Ele cita estudo da Empresa de Pesquisa Energética (EPE) que elenca alguns obstáculos para eletrificação da frota de veículos brasileira, tais como a escassa infraestrutura de abastecimento em um país em que uma parte da população ainda não tem nem acesso à energia elétrica em suas casas. Além disso, a EPE cita o alto preço dos próprios automóveis e suas baterias, que demandam materiais estratégicos. Na conclusão, aponta os biocombustíveis como uma alternativa nacional, especialmente para veículos leves, uma vez que a tecnologia e infraestrutura de abastecimento já são mais disseminadas.

“Estamos em um momento frutífero para falar sobre as opções de combustíveis. Há uma expectativa maior para criar regulamentações que incentivem a agenda ambiental”, comenta Ivo Godoi, sócio da prática de Energia e Recursos Naturais da Oliver Wyman. Ele acredita que isso pode criar um contexto que também leve o governo a incentivar fontes de energia alternativas e combustíveis renováveis.

O Brasil é hoje o segundo maior produtor global de biocombustíveis, com 23% de participação, graças a sua desenvolvida indústria de etanol extraído da cana-de-açúcar. Nos cálculos da Oliver, se o consumo de etanol for incentivado e a proporção de carros flex com etanol subir dos atuais 33% para 66% até 2030, o Brasil ampliará em 29% o consumo do biocombustível até 2030 e reduzirá sua pegada de carbono em 11,6 MtCO2 eq.

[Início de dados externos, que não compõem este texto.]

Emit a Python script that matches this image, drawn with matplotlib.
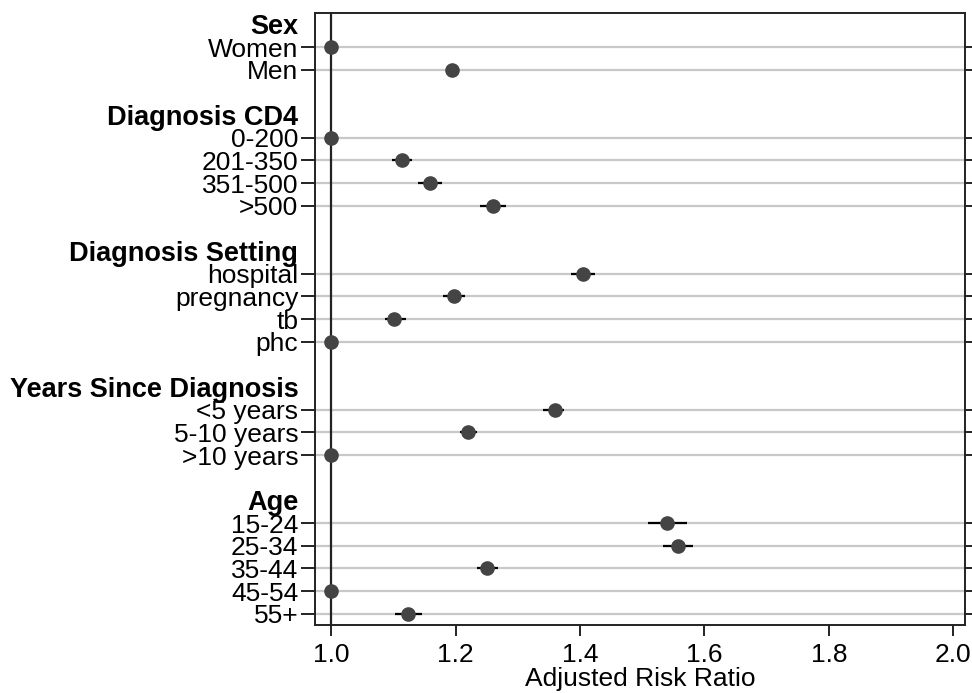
import matplotlib.pyplot as plt
import numpy as np

plt.rcParams['font.family'] = ['Liberation Sans', 'DejaVu Sans']

# data (reference groups sit at 1.0 with no CI)
sections = ['Sex', 'Diagnosis CD4', 'Diagnosis Setting', 'Years Since Diagnosis', 'Age']
categories = [['Women', 'Men'],
              ['0-200', '201-350', '351-500', '>500'],
              ['hospital', 'pregnancy', 'tb', 'phc'],
              ['<5 years', '5-10 years', '>10 years'],
              ['15-24', '25-34', '35-44', '45-54', '55+']]
rr = [[1.0, 1.195],
      [1.0, 1.114, 1.159, 1.260],
      [1.405, 1.198, 1.101, 1.0],
      [1.359, 1.220, 1.0],
      [1.540, 1.558, 1.251, 1.0, 1.124]]
lower = [[1.0, 1.187],
         [1.0, 1.098, 1.140, 1.240],
         [1.386, 1.180, 1.087, 1.0],
         [1.341, 1.207, 1.0],
         [1.510, 1.534, 1.235, 1.0, 1.103]]
upper = [[1.0, 1.205],
         [1.0, 1.130, 1.178, 1.281],
         [1.424, 1.215, 1.121, 1.0],
         [1.375, 1.235, 1.0],
         [1.572, 1.581, 1.268, 1.0, 1.146]]

# build row positions: header row, category rows, blank row between sections
tick_pos, tick_lab, header_flag = [], [], []
pt_y, pt_x, pt_lo, pt_hi = [], [], [], []
row = 0
for s, cats, r, lo, hi in zip(sections, categories, rr, lower, upper):
    tick_pos.append(row); tick_lab.append(s); header_flag.append(True)
    row += 1
    for c, v, l, h in zip(cats, r, lo, hi):
        tick_pos.append(row); tick_lab.append(c); header_flag.append(False)
        pt_y.append(row); pt_x.append(v); pt_lo.append(l); pt_hi.append(h)
        row += 1
    row += 1
last_row = row - 2

fig = plt.figure(figsize=(9.72, 6.93), dpi=100)
ax = fig.add_axes([0.324, 0.098, 0.669, 0.883])

ax.axvline(1.0, color='#222222', lw=1.6, zorder=2)
pt_x = np.array(pt_x)
xerr = np.array([pt_x - np.array(pt_lo), np.array(pt_hi) - pt_x])
ax.errorbar(pt_x, pt_y, xerr=xerr, fmt='o', color='#444444', ecolor='black',
            elinewidth=1.6, capsize=0, markersize=9.5, zorder=4)

ax.set_xlim(0.974, 2.019)
ax.set_ylim(last_row + 0.5, -0.5)
ax.set_xticks([1.0, 1.2, 1.4, 1.6, 1.8, 2.0])
ax.set_xticklabels(['1.0', '1.2', '1.4', '1.6', '1.8', '2.0'])
ax.set_yticks(tick_pos)
ax.set_yticklabels(tick_lab)
ax.set_xlabel('Adjusted Risk Ratio', fontsize=19, labelpad=0)

ax.tick_params(axis='x', labelsize=19, length=8, width=1.4, pad=5, color='#222222')
ax.tick_params(axis='y', labelsize=19, length=10, width=1.4, pad=2, right=True,
               color='#222222')
ax.grid(axis='y', color='#c8c8c8', lw=1.6, zorder=0)
ax.set_axisbelow(True)

for t, lab, hd in zip(ax.yaxis.get_major_ticks(), ax.get_yticklabels(), header_flag):
    if hd:
        t.tick1line.set_visible(False)
        t.tick2line.set_visible(False)
        t.gridline.set_visible(False)
        lab.set_fontweight('bold')
        lab.set_fontsize(19.5)

for sp in ax.spines.values():
    sp.set_linewidth(1.4)
    sp.set_color('#222222')

plt.savefig('out.png', dpi=100)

Em um cenário ainda mais otimista, em que 100% dos motores flex consumam etanol até 2030, e as vendas de veículos flex cheguem a 80%, o país pode diminuir em 24,9 MtCO2eq suas emissões. Neste contexto, a produção de etanol responderia por 62% de do abastecimento de veículos leves no país.

Para Rodolfo Taveira, a política de mistura obrigatória de biodiesel ao óleo de origem fóssil contribui não apenas para reduzir as emissões de GEE, mas também para diminuir a dependência da importação do recurso, impactando na balança comercial do país. Hoje, cerca de 25% do diesel consumido no Brasil é importado. “Os benefícios não são só ambientais”, diz. “O biodiesel tem papel relevante em mover essa agenda adiante através da regulação.”

No documento, os autores do relatório calculam que, se o Brasil atingir níveis de mistura semelhantes aos da Indonésia, por exemplo, onde espera-se chegar até 35% de biodiesel até o final de 2023, isso levaria a uma redução das importações para apenas 5% e implicaria em uma diminuição de 29 MtCO2 eq.

Desde abril, o teor de biodiesel subiu de 10% para 12% na mistura com o diesel fóssil e a proposta aprovada pelo Conselho Nacional de Política Energética (CNPE) propõe elevar a 15%, de forma progressiva, até 2026.